With the recent change enforcing strict UTF-8 in Protocol Buffers (see commit db9b2c8e9f70dc8c53a31b52a740dfc3fad718d7), parsing a string field containing any non-UTF-8 byte sequences now throws an InvalidProtocolBufferException in C#.
This breaks backward compatibility for scenarios where legacy clients (intentionally or by mistake) send string data that is not valid UTF-8 — Commonly in older systems that use single-byte encodings such as ISO-8859-1 (Latin-1), Windows-1252, or others.
A concrete example is the German Umlaut "ö", which may be sent as the single byte 0xF6 (ISO-8859-1 Latin-1) instead of its proper two-byte UTF-8 encoding (0xC3 0xB6). For production use-cases where we cannot control all clients, this change is quite drastic and results in hard exceptions for data that was previously parsed (albeit with replacement characters, which is OK).

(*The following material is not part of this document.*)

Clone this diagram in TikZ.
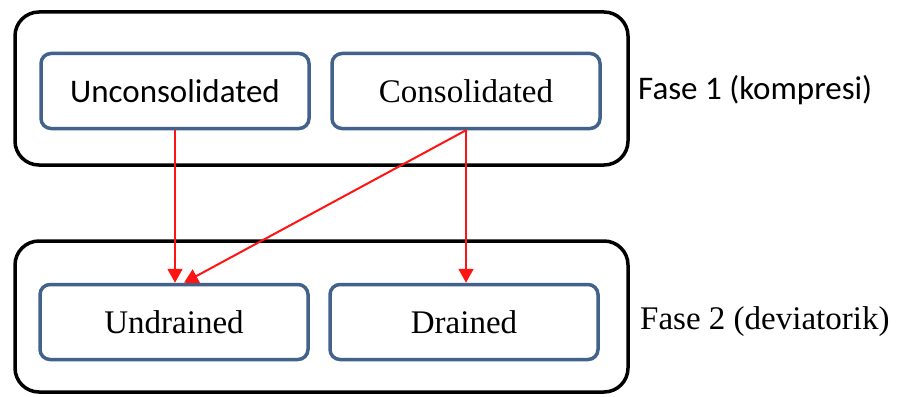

Describe the solution you'd like
I would like to propose an opt-in configuration for the protobuf parser in C# (maybe other languages can benefit as well) to relax this strict UTF-8 enforcement for string fields.
For example, a SuppressUtf8Exception or AllowInvalidUtf8 flag, which would restore the previous behavior —accepting invalid UTF-8, substituting replacement characters and maybe do some warning logs instead of throwing an exception.
This would allow a smoother transition period for projects with legacy clients, and help maintain backward compatibility during migrations.
Describe alternatives you've considered
- Adding an extra data conversion layer before parsing, to pre-process and re-encode Latin-1/legacy encoding data to UTF-8. This adds complexity and risk of data corruption, especially when field boundaries are not known outside protobuf parsing
- Forcing all clients to update and guarantee UTF-8 conformance, which is not always feasible in environments with many legacy systems and uncontrolled data sources
- Using
bytesfields instead ofstring, but this is not practical for existing proto definitions and would require substantial refactoring
Additional context
I highly value the backward compatibility policies as described in your contribution guidelines:
https://github.com/protocolbuffers/protobuf/blob/main/CONTRIBUTING.md
A configuration switch or opt-in flag for legacy compatibility would help many users avoid breaking changes while still encouraging migration to strict UTF-8 over time.